When determining how much a gas station owner can make, earnings fluctuate based on region, competition, stations owned, pricing, and extra services. Here's an overview of average annual incomes across the United States:
Region | Average Annual Income |
Overall | $40,000 - $100,000 |
Northeast | $69,000 |
West | $60,000 |
Midwest | $61,000 |
South | $66,000 |
Tips to Increase How Much Money a Gas Station Makes
Now that we've gone through the basics let's rehash some talking points and discuss some final tips for squeezing the most profit out of your gas station business. The holy grail of any successful entrepreneur is getting the most bang for your buck and return on investment, after all.
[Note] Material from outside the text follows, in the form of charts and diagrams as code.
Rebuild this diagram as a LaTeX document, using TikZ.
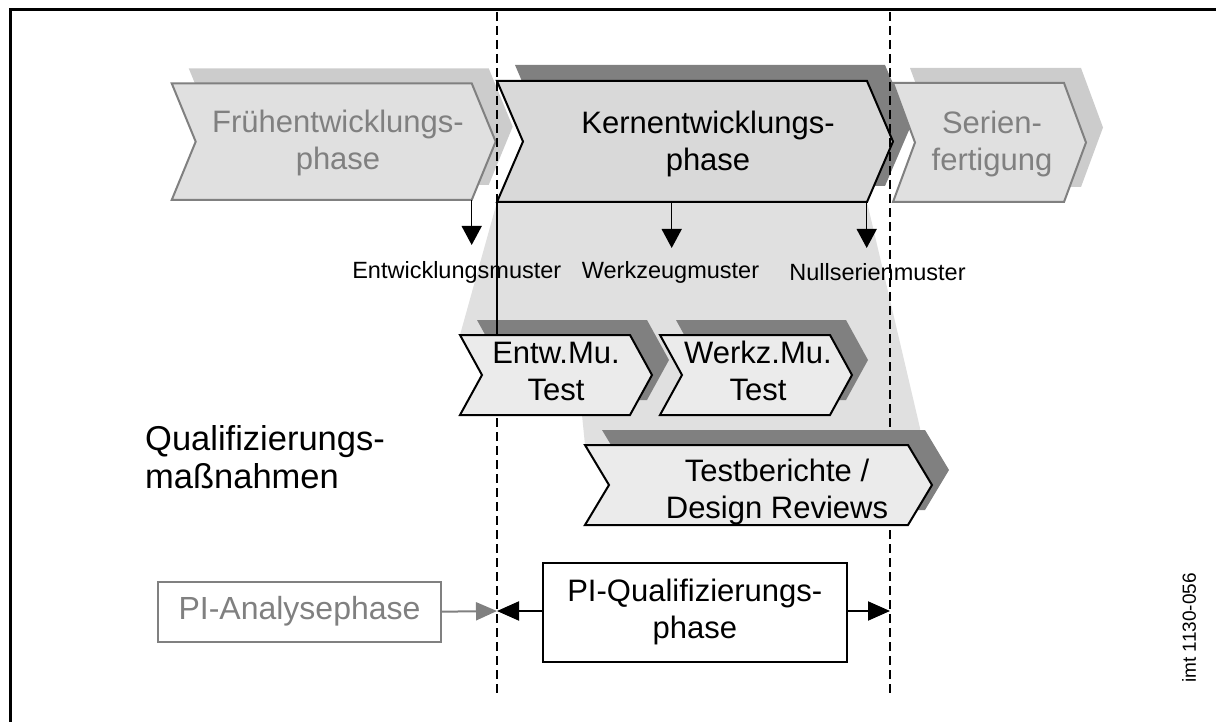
\documentclass[tikz,border=0pt]{standalone}
\usepackage{fontspec}
\setmainfont{Liberation Sans}
\usetikzlibrary{arrows.meta}

\definecolor{phasefill}{gray}{0.88}
\definecolor{phaseshadow}{gray}{0.80}
\definecolor{corefill}{gray}{0.85}
\definecolor{darkshadow}{gray}{0.50}
\definecolor{testfill}{gray}{0.92}
\definecolor{funnelfill}{gray}{0.88}
\definecolor{paleline}{gray}{0.50}

\tikzset{
  bigtext/.style={font=\fontsize{31}{37}\selectfont, align=center, inner sep=0pt},
  smalltext/.style={font=\fontsize{23.5}{28}\selectfont, inner sep=0pt},
  paletext/.style={bigtext, text=paleline},
  palechev/.style={fill=phasefill, draw=paleline, line width=2pt, line join=miter},
  paleshadow/.style={fill=phaseshadow},
  corechev/.style={fill=corefill, draw=black, line width=2pt, line join=miter},
  testchev/.style={fill=testfill, draw=black, line width=2pt, line join=miter},
  darkshade/.style={fill=darkshadow},
  phaseline/.style={dash pattern=on 9pt off 5pt, line width=1.4pt},
  downarrow/.style={line width=1.5pt, -{Triangle[length=19pt,width=20pt]}},
  sidearrow/.style={line width=2pt, -{Triangle[length=22pt,width=19pt]}},
}

% chevron: style, left x, right x, top y, bottom y, point depth
\newcommand\chevron[6]{%
  \path[#1] (#2,#4) -- (#3,#4) -- ({#3+#6},{(#4+#5)/2}) -- (#3,#5) -- (#2,#5)
    -- ({#2+#6},{(#4+#5)/2}) -- cycle;}

\begin{document}
\begin{tikzpicture}[x=1pt,y=-1pt]
\useasboundingbox (0,0) rectangle (1216,722);

% frame
\draw[line width=3pt] (10.8,722) -- (10.8,9.5) -- (1216,9.5);

% funnel below the core phase
\fill[funnelfill] (497,202) -- (867,202) -- (920,428) -- (920,445) -- (585,445)
  -- (582,415) -- (500,415) -- (500,335) -- (460,335) -- cycle;

% development phases
\chevron{paleshadow, xshift=17pt, yshift=15pt}{171.7}{471.7}{83.3}{200}{24}
\chevron{palechev}{171.7}{471.7}{83.3}{200}{24}
\chevron{darkshade, xshift=18pt, yshift=16pt}{497}{867}{81}{202}{26}
\chevron{corechev}{497}{867}{81}{202}{26}
\chevron{paleshadow, xshift=17pt, yshift=15pt}{893}{1064}{83}{202}{22}
\chevron{palechev}{893}{1064}{83}{202}{22}

\node[paletext] (early) at (338,143) {Frühentwicklungs-\\phase};
\node[bigtext]  (core)  at (708,144) {Kernentwicklungs-\\phase};
\node[paletext] (series) at (992,144) {Serien-\\fertigung};

\coordinate (earlyBR) at (471.7,200);
\coordinate (coreBL) at (497,202);
\coordinate (coreBM) at (671.7,202);
\coordinate (coreBR) at (866.7,202);

% phase borders
\coordinate (leftTop) at (497,12);
\coordinate (leftBot) at (497,697);
\coordinate (rightTop) at (890,12);
\coordinate (rightBot) at (890,697);
\draw[phaseline] (leftTop) -- (leftBot);
\draw[phaseline] (rightTop) -- (rightBot);

% samples
\node[smalltext] (devsample) at (456.8,272) {Entwicklungsmuster};
\node[smalltext] (toolsample) at (670.5,272) {Werkzeugmuster};
\node[smalltext] (zerosample) at (877.5,272) {Nullserienmuster};

\coordinate (devtip) at (471.7,245);
\coordinate (tooltip) at (671.7,248);
\coordinate (zerotip) at (866.7,248);
\draw[downarrow] (earlyBR) -- (devtip);
\draw[downarrow] (coreBM) -- (tooltip);
\draw[downarrow] (coreBR) -- (zerotip);

% qualification measures
\chevron{darkshade, xshift=17pt, yshift=15pt}{460}{630}{335}{415}{22}
\chevron{darkshade, xshift=16pt, yshift=15pt}{660}{830}{335}{415}{22}
\chevron{darkshade, xshift=17pt, yshift=15pt}{585}{908}{445}{525}{24}

\coordinate (devtestTop) at (497,335);
\draw[line width=1.5pt] (coreBL) -- (devtestTop);

\chevron{testchev}{460}{630}{335}{415}{22}
\chevron{testchev}{660}{830}{335}{415}{22}
\chevron{testchev}{585}{908}{445}{525}{24}

\node[bigtext] (devtest) at (556,371.3) {Entw.Mu.\\Test};
\node[bigtext] (tooltest) at (758,371.3) {Werkz.Mu.\\Test};
\node[bigtext] (reports) at (777,492) {Testberichte /\\Design Reviews};

\node[font=\fontsize{34.5}{38}\selectfont, align=left, inner sep=0pt, anchor=west]
  (measures) at (145,457) {Qualifizierungs-\\maßnahmen};

% PI phases
\node[draw=paleline, line width=2pt, fill=white, text=paleline,
      font=\fontsize{32}{37}\selectfont, minimum width=283pt, minimum height=60pt,
      inner sep=0pt] (analysis) at (299.5,611.7) {PI-Analysephase};
\node[draw=black, line width=2pt, fill=white, bigtext,
      minimum width=303.6pt, minimum height=99pt] (qualif) at (694.8,612.2)
      {PI-Qualifizierungs-\\phase};

\coordinate (leftMark) at (497,611);
\coordinate (rightMark) at (890,611);
\draw[sidearrow, draw=paleline, fill=paleline,
      -{Triangle[length=21pt,width=18pt,fill=paleline]}] (analysis.east) -- (leftMark);
\draw[sidearrow] (qualif.west |- leftMark) -- (leftMark);
\draw[sidearrow] (qualif.east |- rightMark) -- (rightMark);

% drawing number
\node[font=\fontsize{19}{23}\selectfont, rotate=90, inner sep=0pt] (drawno) at (1189,628) {imt 1130-056};

\end{tikzpicture}
\end{document}
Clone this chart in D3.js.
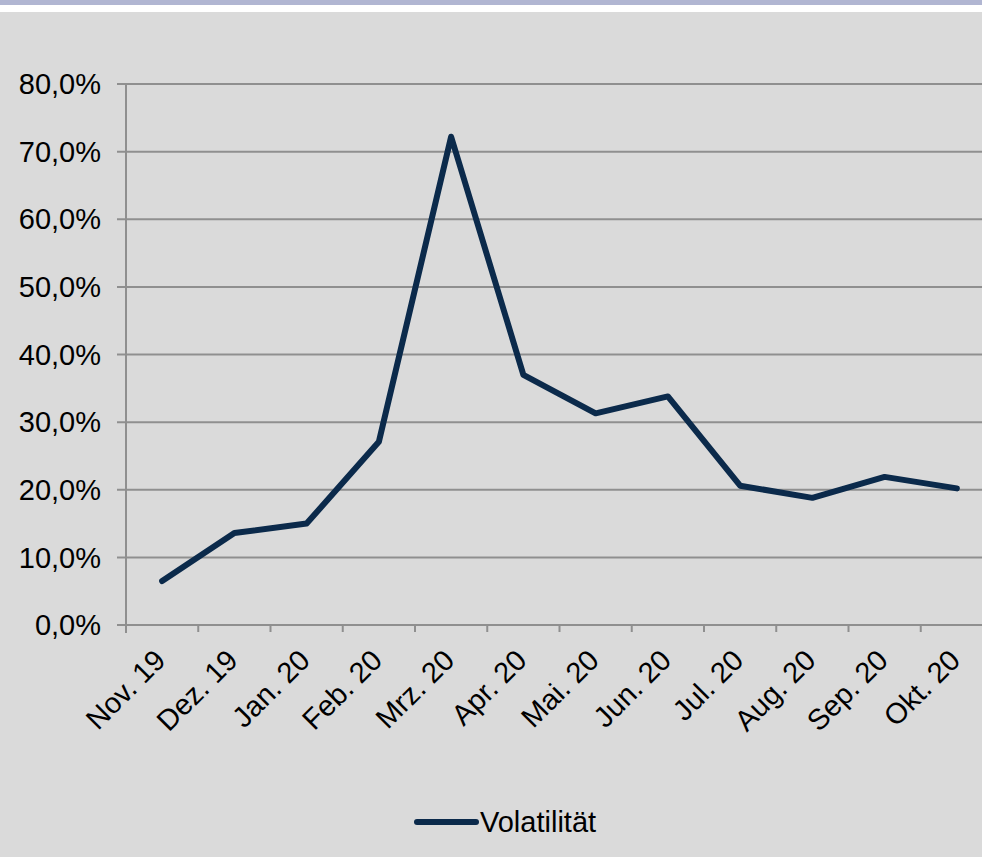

- Focus on the Convenience Store: Evolve from a refueling point to a mini-shopping hub. Offer everything from everyday essentials to local, seasonal items. Remember- margins from fuel sales alone are thin. Your convenience store can attract customers, diversify your income streams, and elevate profits.
- Excellent Customer Service: First impressions are lasting ones. Training your staff to deliver top-notch customer service can create a friendly atmosphere, encouraging repeat business and establishing a solid customer base.
- Regular Maintenance: Nothing deters customers more than out-of-service pumps or a dirty restroom. Regular maintenance of gas station equipment and a clean facility can ensure smooth operations and customer appeal.
- Strategic Pricing: Maintaining a balance is key: Price wisely to cover costs and profit, but avoid scaring away customers. A thoughtful pricing strategy, factoring in local competition and market demand, can significantly influence profitability.
- Loyalty Programs: Adding a loyalty program or offering regular discounts can encourage repeat visits. It will attract customers while cultivating their loyalty, a key to sustainable profits. Who doesn't love a good deal?
- Invest in Marketing: Visibility is vital in the saturated gas station market. Invest in local marketing, including signage, digital marketing, and community involvement, to increase brand awareness and attract more customers.
- Environmentally Friendly Practices: Today's narrative is about eco-consciousness. Embrace the transition from the 'polluting gas station' image by adopting sustainable practices or adding EV charging stations. Doing so will attract an entirely new customer base, fueling future growth.
Final Word
As we've discovered, answering the question "how much money does a gas station make" isn't straightforward. It hinges on factors like location, local competition, and the additional services you offer. Success will not come easy and you may find yourself questioning yourself “Is owning a gas station worth it?” It certainly can be if you’re willing to put in the work.